The remaining funds will be available for distribution through March 31.
The changes to the PPP that the president announced on Monday, which included prioritising businesses with less than 20 employees and expanding the program’s access to underserved communities, are intended to build on the program’s demonstrated improvements.
“Getting our economy back means bringing our small businesses back,” Biden said in an announcement on Monday. “And that’s what we’re going to do and that’s what I’m doing today.”
Tune in as President Biden makes an announcement related to small businesses. https://t.co/tMxf2r8ybi
— The White House (@WhiteHouse) February 22, 2021
Here are the five specific changes Biden made to the PPP:
(1) Instituting a 2-week period where only businesses with under 20 employees can apply for the program
To further target small businesses aid, Biden will institute a 14-day period, from February 24 to March 10, where only businesses with 20 employees and under will be allowed to apply for the PPP to “allow lenders to focus on serving these smallest businesses.”
The fact sheet says 98% of small businesses have fewer than 20 employees, and that they are the “Main Street businesses that anchor our neighbourhoods and help families build wealth.”
Those businesses often struggle more than larger businesses in accessing relief, according to the fact sheet, which is why the two-week period will be implemented to ensure targeted aid.
(2) Providing more funding for sole proprieters and self-employed individuals
With many businesses without employees being structurally excluded from the PPP’s loan calculations, the president’s new changes will revise the loan calculation formula to ensure it includes sole proprieters, self-employed individuals, and independent contractors.
Also, $US1 billion will be set aside for businesses in that category located in low and moderate income areas.
(3) Eliminating the restriction that prevents small business owners with non-fraud-related felonies from receiving PPP aid
According to current PPP requirements, a business is ineligible for the program if the owner has had an arrest or felony conviction related to financial assistance fraud in the last five years, or any other felony within the previous year.
To expand PPP access, Biden will adopt provisions in the bipartisan PPP Second Chance Act, which would eliminate the second felony restriction.
“Anyone who has rebuilt their life after being incarcerated should be celebrated and supported,” Sen. Ben Cardin of Maryland, one of the co-sponsors of the bill, said in a statement. “Congress created PPP to help all small businesses keep their employees on payroll, and there is no reason why a business owned by someone with an unrelated criminal record should be treated any differently.”
(4) Eliminating the restriction that prevents small business owners with student loan debt from receiving PPP aid
Business owners who are delinquent on a federal debt in the last seven years, including student loan debt, are currently ineligible to apply for the PPP.

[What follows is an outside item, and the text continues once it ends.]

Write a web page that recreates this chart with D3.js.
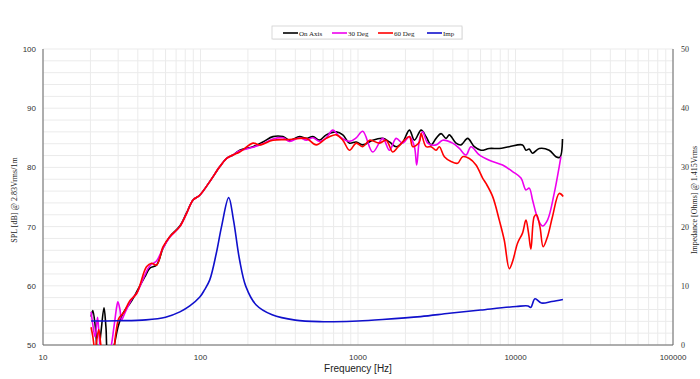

With millions of Americans holding student loan debt, Biden called on the Small Business Administration to work with the Depts. of Treasury and Education to remove the student loan delinquency restriction, meaning that those who are late on paying back their loans will not be cut out of PPP eligibility.
(5) Ensuring access for non-citizens who are lawful residents to apply for PPP relief
While the PPP requirements specify that any lawful US resident can access the program, a lack of guidance from the SBA created inconsistencies for those using Individual Taxpayer Identification Numbers, making it difficult for them to get relief.
Biden directed the SBA to make clearer guidance so all eligible applicants will not be denied access to the PPP.
“We will ensure every dollar is spent well,” Biden said on Monday. “These changes will bring much-needed, long overdue help to small businesses who really need help staying open, maintaining jobs and making ends meet.”